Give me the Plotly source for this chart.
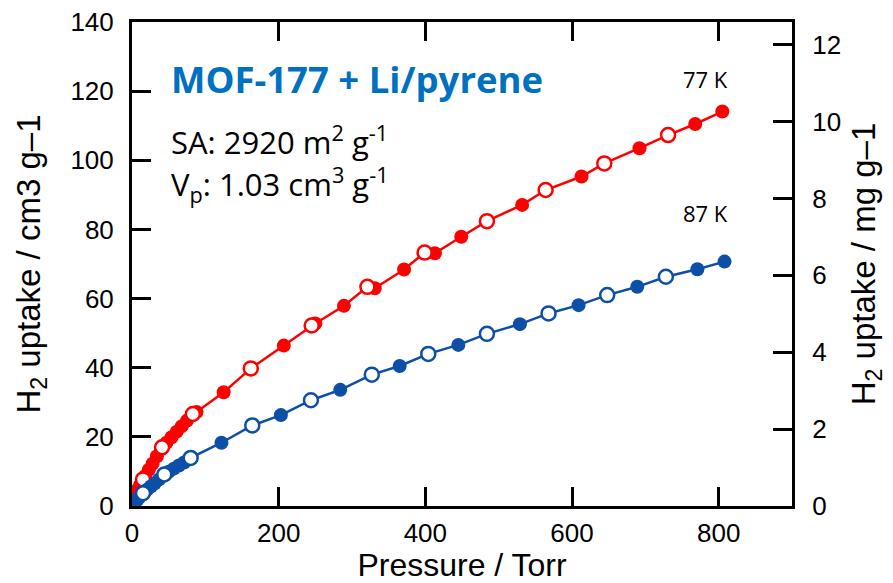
import plotly.graph_objects as go

# H2 isotherms for MOF-177 + Li/pyrene; pressure in Torr, uptake in cm3 g-1 (STP)
p77_ads = [0.3, 0.8, 1.5, 2.5, 4, 6, 8, 11, 14, 18, 23, 28, 34, 40, 47, 54, 61, 68, 75, 82, 88,
           125, 207, 250, 289, 331, 371, 413, 449, 532, 613, 692, 768, 805]
v77_ads = [0.25, 0.6, 1.1, 1.8, 2.7, 3.8, 4.8, 6.1, 7.2, 8.7, 10.5, 12.2, 14.4, 16.5, 18.3, 19.9,
           21.5, 23.1, 24.7, 26.3, 27.2,
           32.9, 46.4, 52.8, 57.9, 63.0, 68.4, 73.1, 77.9, 87.1, 95.3, 103.5, 110.5, 114.1]
p77_des = [15, 41, 83, 162, 245, 321, 399, 484, 564, 644, 731]
v77_des = [7.7, 17.0, 26.6, 39.8, 52.2, 63.4, 73.3, 82.4, 91.4, 99.1, 107.3]

p87_ads = [0.5, 1.5, 3, 5, 7.5, 10, 13, 17, 21, 26, 31, 37, 43, 50, 57, 64, 71, 78,
           122, 203, 284, 365, 445, 529, 609, 689, 771, 808]
v87_ads = [0.15, 0.4, 0.8, 1.3, 1.9, 2.5, 3.2, 4.0, 4.8, 5.7, 6.6, 7.7, 8.9, 9.9, 10.8, 11.7, 12.6, 13.5,
           18.3, 26.3, 33.6, 40.5, 46.6, 52.6, 58.1, 63.4, 68.5, 70.7]
p87_des = [15, 44, 80, 164, 244, 327, 404, 484, 568, 648, 728]
v87_des = [3.7, 9.1, 13.9, 23.3, 30.6, 38.0, 44.0, 49.8, 55.7, 61.0, 66.3]

x_ticks = [0, 200, 400, 600, 800]
y_ticks = [0, 20, 40, 60, 80, 100, 120, 140]
y2_ticks = [0, 2, 4, 6, 8, 10, 12]

CM3_PER_MG = 11.12   # cm3 (STP) of H2 per mg
RED = "#FF0000"
BLUE = "#0D4FA6"
TITLE_BLUE = "#0070C0"
AX_FONT = "Liberation Sans, Arial, sans-serif"
TXT_FONT = "Open Sans, sans-serif"

fig = go.Figure()


def add_isotherm(p_ads, v_ads, p_des, v_des, color):
    pts = sorted(zip(p_ads + p_des, v_ads + v_des))
    fig.add_trace(go.Scatter(x=[a for a, _ in pts], y=[b for _, b in pts], mode="lines",
                             line=dict(color=color, width=2.5), hoverinfo="skip"))
    fig.add_trace(go.Scatter(x=p_ads, y=v_ads, mode="markers",
                             marker=dict(size=14, color=color, line=dict(width=0))))
    fig.add_trace(go.Scatter(x=p_des, y=v_des, mode="markers",
                             marker=dict(size=14, color="white", line=dict(width=2.5, color=color))))


add_isotherm(p77_ads, v77_ads, p77_des, v77_des, RED)
add_isotherm(p87_ads, v87_ads, p87_des, v87_des, BLUE)

# secondary axis in mg g-1 (invisible anchor trace)
fig.add_trace(go.Scatter(x=[0], y=[0], yaxis="y2", mode="markers",
                         marker=dict(opacity=0), hoverinfo="skip"))

axis_common = dict(showline=True, linecolor="black", linewidth=3, ticks="inside",
                   ticklen=19, tickwidth=3, tickcolor="black", showgrid=False, zeroline=False,
                   automargin=False,
                   tickfont=dict(family=AX_FONT, size=26, color="black"))
title_font = dict(family=AX_FONT, size=32, color="black")

fig.update_layout(
    width=893, height=583,
    margin=dict(l=132, r=101, t=22, b=77),
    plot_bgcolor="white", paper_bgcolor="white",
    showlegend=False,
    xaxis=dict(range=[0, 900], tickvals=x_ticks, mirror="ticks", ticklabelstandoff=2,
               title=dict(text="Pressure / Torr", font=title_font, standoff=9),
               **axis_common),
    yaxis=dict(range=[0, 140], tickvals=y_ticks, mirror=True, ticklabelstandoff=10,
               title=dict(text="H<sub>2</sub> uptake / cm3 g\u20131",
                          font=dict(family=AX_FONT, size=33, color="black"), standoff=20),
               **axis_common),
    yaxis2=dict(range=[0, 140 / CM3_PER_MG], tickvals=y2_ticks, overlaying="y", side="right",
                ticklabelstandoff=12,
                title=dict(text="H<sub>2</sub> uptake / mg g\u20131",
                           font=dict(family=AX_FONT, size=33, color="black"), standoff=12),
                **axis_common),
)

fig.add_annotation(x=0.056, y=0.882, xref="paper", yref="paper", xanchor="left", yanchor="middle",
                   text="<b>MOF-177 + Li/pyrene</b>", showarrow=False,
                   font=dict(family=TXT_FONT, size=36.5, color=TITLE_BLUE))
fig.add_annotation(x=0.056, y=0.755, xref="paper", yref="paper", xanchor="left", yanchor="middle",
                   text="SA: 2920 m<sup>2</sup> g<sup>-1</sup>", showarrow=False,
                   font=dict(family=TXT_FONT, size=31, color="black"))
fig.add_annotation(x=0.056, y=0.664, xref="paper", yref="paper", xanchor="left", yanchor="middle",
                   text="V<sub>p</sub>: 1.03 cm<sup>3</sup> g<sup>-1</sup>", showarrow=False,
                   font=dict(family=TXT_FONT, size=31, color="black"))
fig.add_annotation(x=782, y=123.6, xanchor="center", yanchor="middle", text="77 K",
                   showarrow=False, font=dict(family=TXT_FONT, size=22, color="black"))
fig.add_annotation(x=782, y=84.8, xanchor="center", yanchor="middle", text="87 K",
                   showarrow=False, font=dict(family=TXT_FONT, size=22, color="black"))

fig.write_html("out.html")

» GIVEN EXERCISE: Set down all the data again exactly as above, pictures excluded.

» FINISHED ANSWER:
Give me the Plotly source for this chart.
import plotly.graph_objects as go

# H2 isotherms for MOF-177 + Li/pyrene; pressure in Torr, uptake in cm3 g-1 (STP)
p77_ads = [0.3, 0.8, 1.5, 2.5, 4, 6, 8, 11, 14, 18, 23, 28, 34, 40, 47, 54, 61, 68, 75, 82, 88,
           125, 207, 250, 289, 331, 371, 413, 449, 532, 613, 692, 768, 805]
v77_ads = [0.25, 0.6, 1.1, 1.8, 2.7, 3.8, 4.8, 6.1, 7.2, 8.7, 10.5, 12.2, 14.4, 16.5, 18.3, 19.9,
           21.5, 23.1, 24.7, 26.3, 27.2,
           32.9, 46.4, 52.8, 57.9, 63.0, 68.4, 73.1, 77.9, 87.1, 95.3, 103.5, 110.5, 114.1]
p77_des = [15, 41, 83, 162, 245, 321, 399, 484, 564, 644, 731]
v77_des = [7.7, 17.0, 26.6, 39.8, 52.2, 63.4, 73.3, 82.4, 91.4, 99.1, 107.3]

p87_ads = [0.5, 1.5, 3, 5, 7.5, 10, 13, 17, 21, 26, 31, 37, 43, 50, 57, 64, 71, 78,
           122, 203, 284, 365, 445, 529, 609, 689, 771, 808]
v87_ads = [0.15, 0.4, 0.8, 1.3, 1.9, 2.5, 3.2, 4.0, 4.8, 5.7, 6.6, 7.7, 8.9, 9.9, 10.8, 11.7, 12.6, 13.5,
           18.3, 26.3, 33.6, 40.5, 46.6, 52.6, 58.1, 63.4, 68.5, 70.7]
p87_des = [15, 44, 80, 164, 244, 327, 404, 484, 568, 648, 728]
v87_des = [3.7, 9.1, 13.9, 23.3, 30.6, 38.0, 44.0, 49.8, 55.7, 61.0, 66.3]

x_ticks = [0, 200, 400, 600, 800]
y_ticks = [0, 20, 40, 60, 80, 100, 120, 140]
y2_ticks = [0, 2, 4, 6, 8, 10, 12]

CM3_PER_MG = 11.12   # cm3 (STP) of H2 per mg
RED = "#FF0000"
BLUE = "#0D4FA6"
TITLE_BLUE = "#0070C0"
AX_FONT = "Liberation Sans, Arial, sans-serif"
TXT_FONT = "Open Sans, sans-serif"

fig = go.Figure()


def add_isotherm(p_ads, v_ads, p_des, v_des, color):
    pts = sorted(zip(p_ads + p_des, v_ads + v_des))
    fig.add_trace(go.Scatter(x=[a for a, _ in pts], y=[b for _, b in pts], mode="lines",
                             line=dict(color=color, width=2.5), hoverinfo="skip"))
    fig.add_trace(go.Scatter(x=p_ads, y=v_ads, mode="markers",
                             marker=dict(size=14, color=color, line=dict(width=0))))
    fig.add_trace(go.Scatter(x=p_des, y=v_des, mode="markers",
                             marker=dict(size=14, color="white", line=dict(width=2.5, color=color))))


add_isotherm(p77_ads, v77_ads, p77_des, v77_des, RED)
add_isotherm(p87_ads, v87_ads, p87_des, v87_des, BLUE)

# secondary axis in mg g-1 (invisible anchor trace)
fig.add_trace(go.Scatter(x=[0], y=[0], yaxis="y2", mode="markers",
                         marker=dict(opacity=0), hoverinfo="skip"))

axis_common = dict(showline=True, linecolor="black", linewidth=3, ticks="inside",
                   ticklen=19, tickwidth=3, tickcolor="black", showgrid=False, zeroline=False,
                   automargin=False,
                   tickfont=dict(family=AX_FONT, size=26, color="black"))
title_font = dict(family=AX_FONT, size=32, color="black")

fig.update_layout(
    width=893, height=583,
    margin=dict(l=132, r=101, t=22, b=77),
    plot_bgcolor="white", paper_bgcolor="white",
    showlegend=False,
    xaxis=dict(range=[0, 900], tickvals=x_ticks, mirror="ticks", ticklabelstandoff=2,
               title=dict(text="Pressure / Torr", font=title_font, standoff=9),
               **axis_common),
    yaxis=dict(range=[0, 140], tickvals=y_ticks, mirror=True, ticklabelstandoff=10,
               title=dict(text="H<sub>2</sub> uptake / cm3 g\u20131",
                          font=dict(family=AX_FONT, size=33, color="black"), standoff=20),
               **axis_common),
    yaxis2=dict(range=[0, 140 / CM3_PER_MG], tickvals=y2_ticks, overlaying="y", side="right",
                ticklabelstandoff=12,
                title=dict(text="H<sub>2</sub> uptake / mg g\u20131",
                           font=dict(family=AX_FONT, size=33, color="black"), standoff=12),
                **axis_common),
)

fig.add_annotation(x=0.056, y=0.882, xref="paper", yref="paper", xanchor="left", yanchor="middle",
                   text="<b>MOF-177 + Li/pyrene</b>", showarrow=False,
                   font=dict(family=TXT_FONT, size=36.5, color=TITLE_BLUE))
fig.add_annotation(x=0.056, y=0.755, xref="paper", yref="paper", xanchor="left", yanchor="middle",
                   text="SA: 2920 m<sup>2</sup> g<sup>-1</sup>", showarrow=False,
                   font=dict(family=TXT_FONT, size=31, color="black"))
fig.add_annotation(x=0.056, y=0.664, xref="paper", yref="paper", xanchor="left", yanchor="middle",
                   text="V<sub>p</sub>: 1.03 cm<sup>3</sup> g<sup>-1</sup>", showarrow=False,
                   font=dict(family=TXT_FONT, size=31, color="black"))
fig.add_annotation(x=782, y=123.6, xanchor="center", yanchor="middle", text="77 K",
                   showarrow=False, font=dict(family=TXT_FONT, size=22, color="black"))
fig.add_annotation(x=782, y=84.8, xanchor="center", yanchor="middle", text="87 K",
                   showarrow=False, font=dict(family=TXT_FONT, size=22, color="black"))

fig.write_html("out.html")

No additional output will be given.